After more than 20 years, the former Soviet submarine B-143 Foxtrot has left its berth in the port of Zeebrugge, heading for the breaker’s yard in Ghent.

Foxtrot was constructed in 1967, during the presidency of Leonid Brezhnev, and spent its active career carrying out surveillance on Nato naval exercises for the Soviet navy. After the break-up of the Soviet Union, the sub travelled from St, Petersburg to Zeebrugge, where it has been moored at the Prince Albert dock ever since.

The submarine has been a major attraction at the Seafront maritime museum and theme park. At one point the museum wanted to build a dry dock for Foxtrot, to allow essential maintenance to be carried out which is otherwise impossible while the ship is in the water.

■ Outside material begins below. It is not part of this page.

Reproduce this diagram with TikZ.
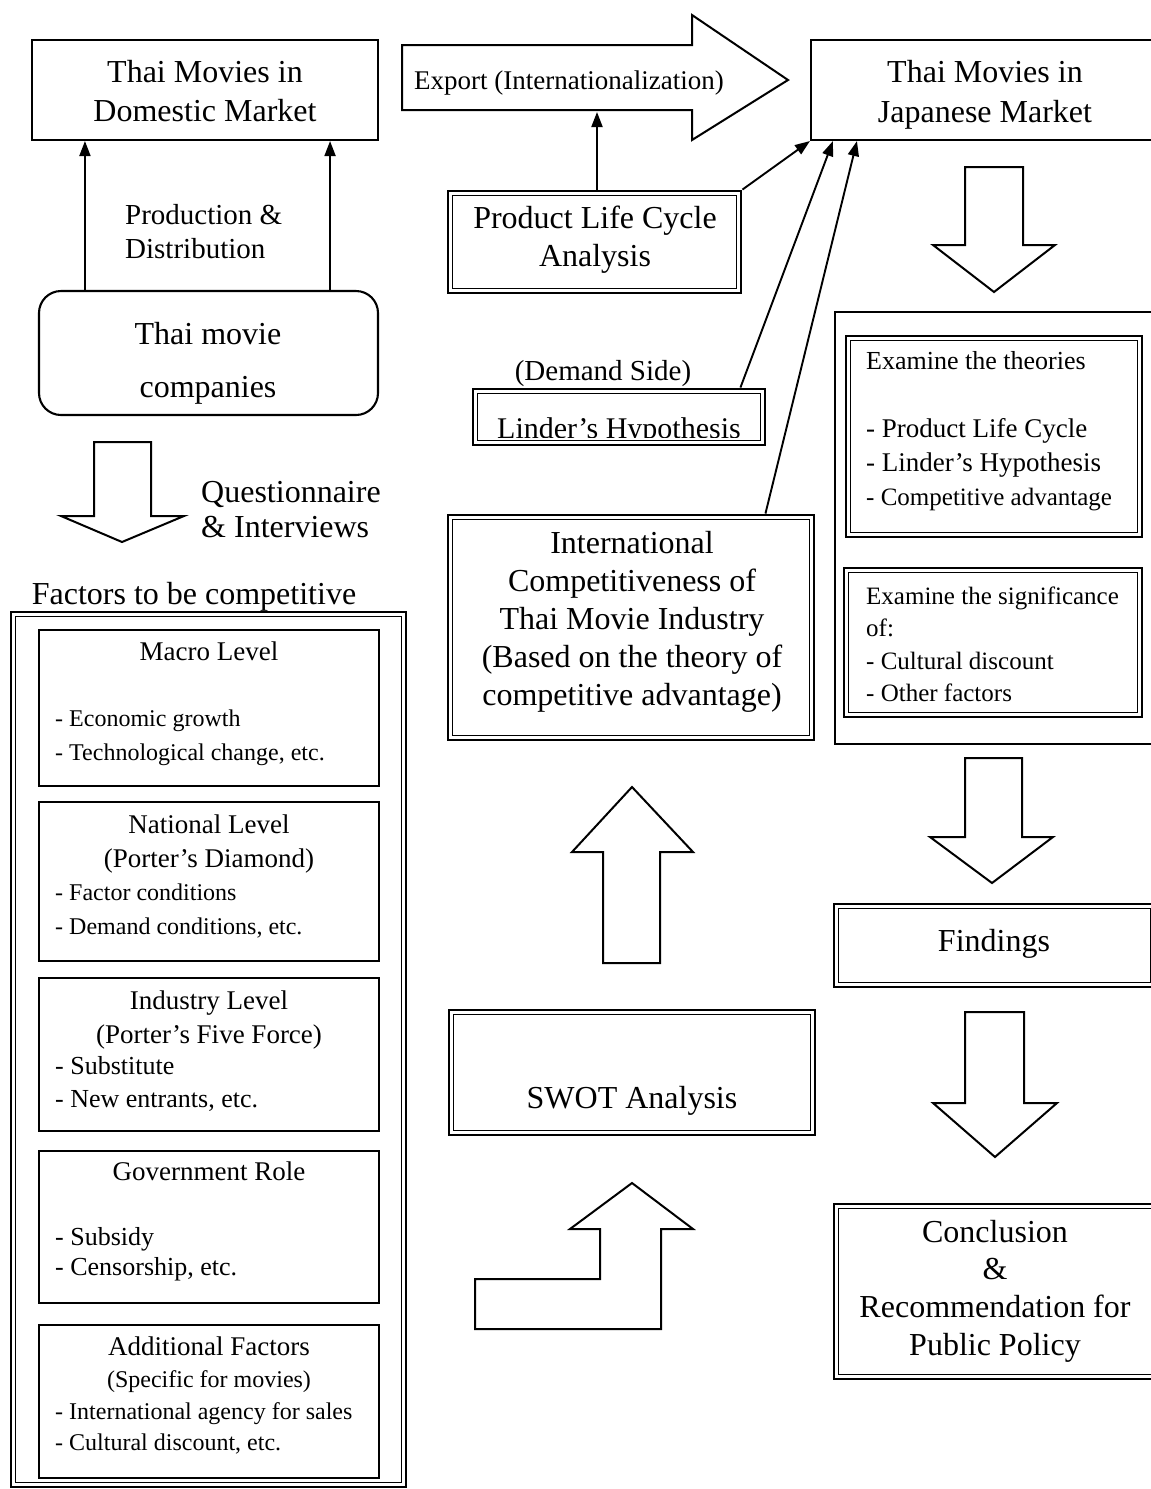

But the city of Bruges found the construction of a dry dock – as well as the alternative solution of lifting the ship out of the water onto the dock – to be too expensive, and from then Foxtrot’s days were numbered.

In the year since then, Seafront has undergone a thorough makeover, with the loss of Foxtrot in view. This week the sub was towed out of Zeebrugge on its way to the yard of Galloo, a company the recycles material including metals, in the port of Ghent. Foxtrot will first have to navigate the open sea to Vlissingen, then take the Scheldt to the Terneuzen-Ghent canal before turning towards Ghent.

It was a major operation,” explained Sofie Pieters of Seafront to VRT News. “A lot of parties were involved. We had to wait for high water for the necessary depth we needed, but in the end it all went very smoothly.” The theme park has still to decide what new major attraction if any will take Foxtrot’s place.